On Facebook | From Our Hearts; Sharing Our Stories | 12 November at 09:43
I love to move stones. I love to pick up stones. Well you see, that’s the difference between a rock and a stone. A rock is where is where nature left it. A stone is when a person creates something with it. That’s why we call them stone walls. I learned that in a book. So I turn rocks into stones. I just love to move stones. I like to put the world in order. And that’s what writers do. They put the world in order. It makes me very happy to do that.
Stories need a listener; I need a listener. Kind of like [drumming]—I don’t practice at home, because it’s a community thing. And the same with stories. I don’t practice my stories on my own. I practice them in front of audiences. Sometimes the first four or five times they’re pretty lame. ‘Cause I can’t tell. If I do a couple of lame ones, I try to do some good ones too. I’ll say, “This is a new story I’m just telling it for the first time, we’ll see how it goes.” And you can usually hear from the reaction. It’s a lot about rhythm with stories. You can hear from the reaction where the punch line is, where to pause, how to sort of time the story—a lot of it’s timing. Go from town to town and take those stories with you; it’s sort of a weaving, a weaving back and forth, one story overlaps another.

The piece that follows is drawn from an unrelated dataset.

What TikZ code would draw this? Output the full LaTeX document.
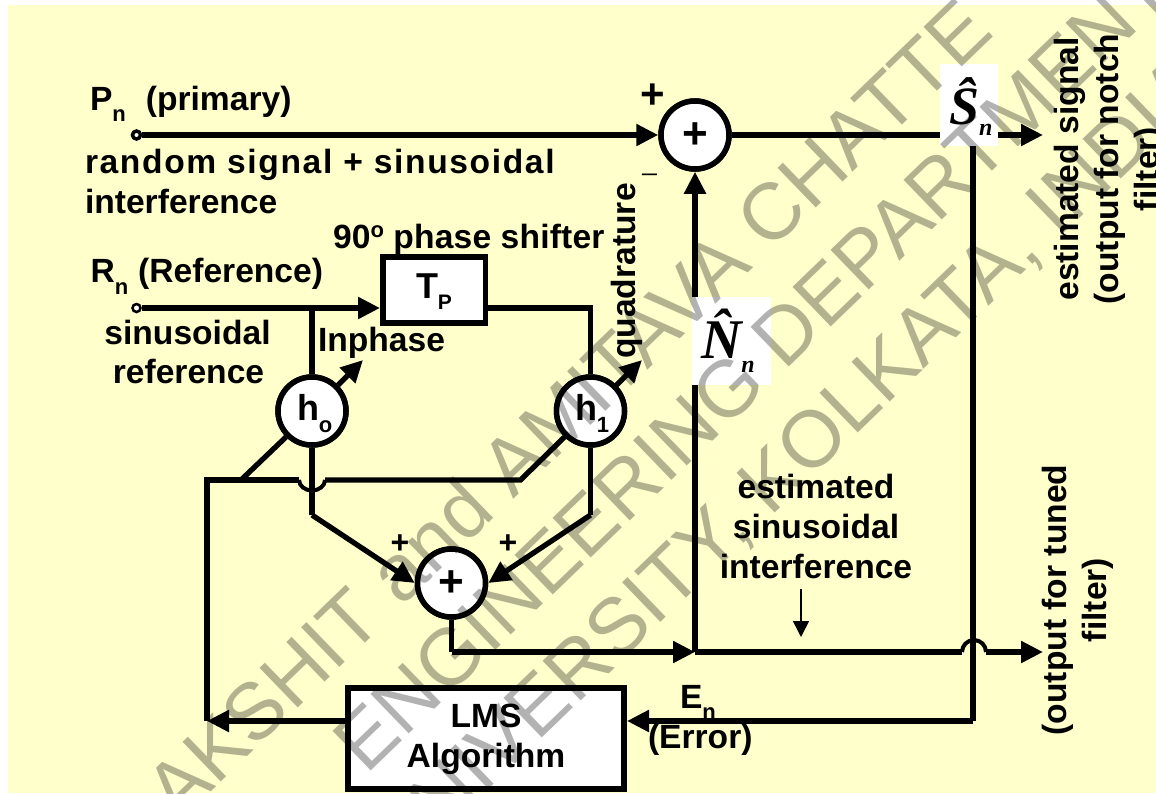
\documentclass[tikz,border=0pt]{standalone}
\usepackage{fontspec}
\setmainfont{Liberation Sans}
\newfontfamily\hatfont{Liberation Serif}
\usetikzlibrary{arrows.meta, positioning, calc}
\definecolor{cPanel}{RGB}{255,255,204}
\newcommand{\subn}[2][22]{\raisebox{-11.5pt}{\fontsize{#1}{#1}\selectfont #2}}
\newcommand{\hatn}[2][-11]{\raisebox{#1pt}{\fontsize{24}{24}\selectfont\hatfont\bfseries\itshape #2}}
\tikzset{
	lbl/.style    ={font=\fontsize{33.6}{40}\selectfont\bfseries, anchor=base west, inner sep=0pt, outer sep=0pt},
	clbl/.style   ={lbl, anchor=base, align=center},
	rlbl/.style   ={font=\fontsize{33.6}{40}\selectfont\bfseries, inner sep=0pt, outer sep=0pt, rotate=90, align=center},
	sumj/.style   ={circle, draw=black, line width=5.5pt, fill=white, minimum size=68pt, inner sep=0pt},
	blk/.style    ={rectangle, draw=black, line width=5.5pt, fill=white, inner sep=0pt},
	term/.style   ={circle, draw=black, line width=2.5pt, fill=white, minimum size=8pt, inner sep=0pt},
	hatbox/.style ={rectangle, fill=white, inner sep=0pt},
	wire/.style   ={line width=5.3pt},
	sig/.style    ={wire, -{Triangle[length=22pt, width=21pt]}},
	plus/.style   ={font=\fontsize{#1}{#1}\selectfont\bfseries, inner sep=0pt},
	wmark/.style  ={font=\fontsize{80}{80}\selectfont, text=black, text opacity=.3, anchor=base west, inner sep=0pt, rotate=44},
}
\begin{document}
\begin{tikzpicture}[x=1pt, y=-1pt]
	\clip (0,0) rectangle (1156,793);
	\fill[white] (0,0) rectangle (1156,793);
	\fill[cPanel] (8,5) rectangle (1156,793);
	% nodes
	\node[sumj] (sum1) at (695,135) {};
	\node[sumj] (sum2) at (451.5,583) {};
	\node[sumj] (h0) at (312,411) {};
	\node[sumj] (h1) at (590.5,411) {};
	\node[blk, minimum width=102.5pt, minimum height=66pt] (tp) at (434,290) {};
	\node[term, line width=3.5pt] (pn) at (136.5,135) {};
	\node[term] (rn) at (136.5,308) {};
	\coordinate (sout) at (1043,135);
	\coordinate (stap) at (973,135);
	\coordinate (nup) at (695,652);
	\coordinate (ncross) at (962,652);
	\coordinate (nout) at (1043,652);
	\coordinate (errc) at (973,721);
	\coordinate (errin) at (627,721);
	\coordinate (lmsout) at (346,721);
	\coordinate (lcorner) at (207,480);
	\coordinate (ltip) at (207,721);
	\coordinate (lhump) at (299,480);
	\coordinate (rbend) at (520.5,480);
	\coordinate (ltap) at (241,480);
	\coordinate (h0foot) at (312,515);
	\coordinate (h1foot) at (590.5,515);
	\coordinate (rtap) at (312,308);
	\coordinate (tpright) at (590.5,308);
	\coordinate (sum2foot) at (451.5,652);
	\coordinate (inph) at (363,360);
	\coordinate (quad) at (642,360);
	% primary path
	\draw[sig] (pn) -- (sum1);
	\draw[sig] (sum1) -- (sout);
	\draw[wire] (stap) -- (errc);
	\draw[sig] (errc) -- (errin);
	% reference path
	\draw[sig] (rn) -- (tp.west |- rn);
	\draw[wire] (rtap) -- (h0);
	\draw[wire] (tp.east |- tpright) -- (tpright) -- (h1);
	\draw[sig] (h0.north east) -- (inph);
	\draw[sig] (h1.north east) -- (quad);
	% weights
	\draw[wire] (h0) -- (h0foot);
	\draw[sig] (h0foot) -- (sum2.west);
	\draw[wire] (h1) -- (h1foot);
	\draw[sig] (h1foot) -- (sum2.east);
	% update lines
	\draw[sig] (lmsout) -- (ltip);
	\draw[wire] (ltip) -- (lcorner) -- (lhump);
	\draw[line width=4pt] (lhump) arc[start angle=180, end angle=0, x radius=13, y radius=10.5];
	\draw[wire] (325,480) -- (rbend) -- (h1.south west);
	\draw[wire] (ltap) -- (h0.south west);
	% output of the lower sum
	\draw[wire] (sum2) -- (sum2foot);
	\draw[sig] (sum2foot) -- (nup);
	\draw[sig] (nup) -- (sum1);
	\draw[wire] (nup) -- (ncross);
	\draw[line width=4pt] (ncross) arc[start angle=180, end angle=360, radius=12];
	\draw[sig] (986,652) -- (nout);
	% redraw the circles over the wires
	\node[sumj] at (h0) {};
	\node[sumj] at (h1) {};
	\node[sumj] at (sum1) {};
	\node[sumj] at (sum2) {};
	\node[blk, minimum width=276pt, minimum height=101pt] (lms) at (486,738.5) {};
	\node[hatbox, minimum width=58pt, minimum height=82pt] (shat) at (969,105) {};
	\node[hatbox, minimum width=79pt, minimum height=88pt] (nhat) at (731.5,341) {};
	% texts
	\node[plus=44] (s1p) at (695,136) {+};
	\node[plus=44] (s2p) at (451.5,584) {+};
	\node[plus=42] (p1) at (653,96) {+};
	\node[plus=32] (p2) at (400,544) {+};
	\node[plus=32] (p3) at (508,544) {+};
	\node[font=\fontsize{26}{26}\selectfont] (m1) at (649.5,173) {\_};
	\node[lbl] (pnl) at (90,110) {P\subn{n}\hspace{20pt}(primary)};
	\node[lbl] (rnd) at (85,173) {\addfontfeature{LetterSpace=4.8}random signal + sinusoidal};
	\node[lbl] (intf) at (85,213) {interference};
	\node[lbl] (psl) at (333,248) {\addfontfeature{LetterSpace=.5}90\raisebox{11pt}{\fontsize{22}{22}\selectfont o} phase shifter};
	\node[lbl] (rnl) at (90.5,282.5) {R\subn{n}\hspace{10pt}(Reference)};
	\node[clbl] (sinl) at (187.5,344) {sinusoidal};
	\node[clbl] (refl) at (188.5,383) {reference};
	\node[lbl] (inl) at (318,351.5) {Inphase};
	\node[rlbl] (qdl) at (627,271) {quadrature};
	\node[lbl, font=\fontsize{36}{40}\selectfont\bfseries] (tpl) at (416,298) {T\subn[21]{P}};
	\node[lbl, font=\fontsize{36}{40}\selectfont\bfseries] (h0l) at (297,420.5) {h\subn{o}};
	\node[lbl, font=\fontsize{36}{40}\selectfont\bfseries] (h1l) at (575,420.5) {h\subn{1}};
	\node[clbl] (el1) at (816,498) {estimated};
	\node[clbl] (el2) at (816,538) {sinusoidal};
	\node[clbl] (el3) at (816,578) {interference};
	\coordinate (earr) at (801,589);
	\coordinate (earrt) at (801,637);
	\draw[line width=1.6pt, -{Triangle[length=16pt, width=16pt]}] (earr) -- (earrt);
	\node[clbl] (lmsa) at (486,727) {LMS};
	\node[clbl] (lmsb) at (486,767) {Algorithm};
	\node[lbl] (enl) at (680,708) {E\subn[22]{n}};
	\node[lbl] (erl) at (648,748.5) {(Error)};
	\node[rlbl] (not) at (1110,169) {estimated signal\\(output for notch\\filter)};
	\node[rlbl] (tun) at (1078,600) {(output for tuned\\filter)};
	\node[lbl] (shl) at (949,124) {\fontsize{54}{54}\selectfont\hatfont\bfseries\itshape\^S\hatn{n}};
	\node[lbl] (nhl) at (701,358) {\fontsize{56}{56}\selectfont\hatfont\bfseries\itshape\^N\hatn[-14.5]{n}};
	% watermark
	\node[wmark] (wm1) at (178,824) {AKSHIT and AMITAVA CHATTE};
	\node[wmark] (wm2) at (366,776) {ENGINEERING DEPARTMENT};
	\node[wmark] (wm3) at (400,875) {UNIVERSITY, KOLKATA, INDIA};
\end{tikzpicture}
\end{document}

People want their stories retold. There’s a real attraction to that. People are excited. The thing about stories is you pass them on. Stories sustain us. They maintain our identity.
A man came up to me after a program and said, “I’ve just had this realization, and I think you’d appreciate it. I have these kids [and] I was always worried about what they were doing, and who they married, and what they did for work. I’ve realized the advice to give is, ‘Whatever you do, make it a good story. Whatever it is that you do, make it a good story.”